Skip to main content

How to benchmark functions in ClickHouse

Below are some tips for how to successfully benchmark functions in ClickHouse

Use clickhouse benchmark

clickhouse benchmark --query "select uniqMerge(b_count) as b_count from matview"

It will keep running the query over an over again and give you the measurements live. You can use perf or other profiling tools in the meantime, no matter how fast the query is.

Use FORMAT Null

clickhouse benchmark --query "select uniqMerge(b_count) as b_count from matview FORMAT Null"
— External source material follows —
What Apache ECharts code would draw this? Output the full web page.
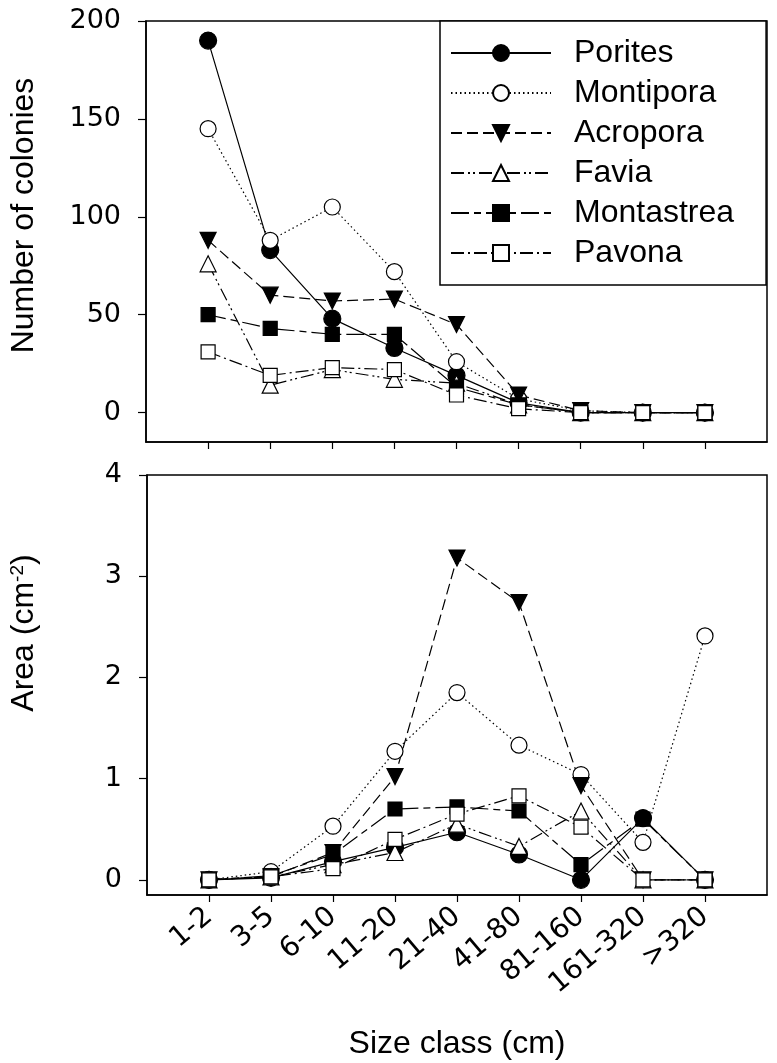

If you are measuring the performance of a specific function, you don't really care about the time it takes for ClickHouse to transform the output into whatever format was chosen, so it's better to ignore it.

Use a single thread

clickhouse benchmark --query "select uniqMerge(b_count) as b_count from matview FORMAT Null SETTINGS max_threads=1"

This is only useful when evaluating a function, not a whole query. It's better to not have to think about how many threads are available to ClickHouse at a certain point in time, so having only one makes it simpler to benchmark and profile.

Use numbers() or zeros() to generate many rows

SELECT sum(number) FROM numbers(1000000000);

SELECT sum(zero) FROM zeros(1000000000);

Use ignore() to move conditions to the where clause

SELECT *
FROM zeros(1000000)
WHERE NOT ignore(JSONExtract('{"a": "hi", "b": "hello", "c": "hola", "d": "see you, bye, bye"}', 'Tuple(a LowCardinality(String), b LowCardinality(String), c LowCardinality(String), d LowCardinality(String) )'))
FORMAT `Null` SETTINGS max_threads=1

0 rows in set. Elapsed: 0.001 sec. Processed 1.05 million rows, 1.05 MB (1.18 billion rows/s., 1.18 GB/s.)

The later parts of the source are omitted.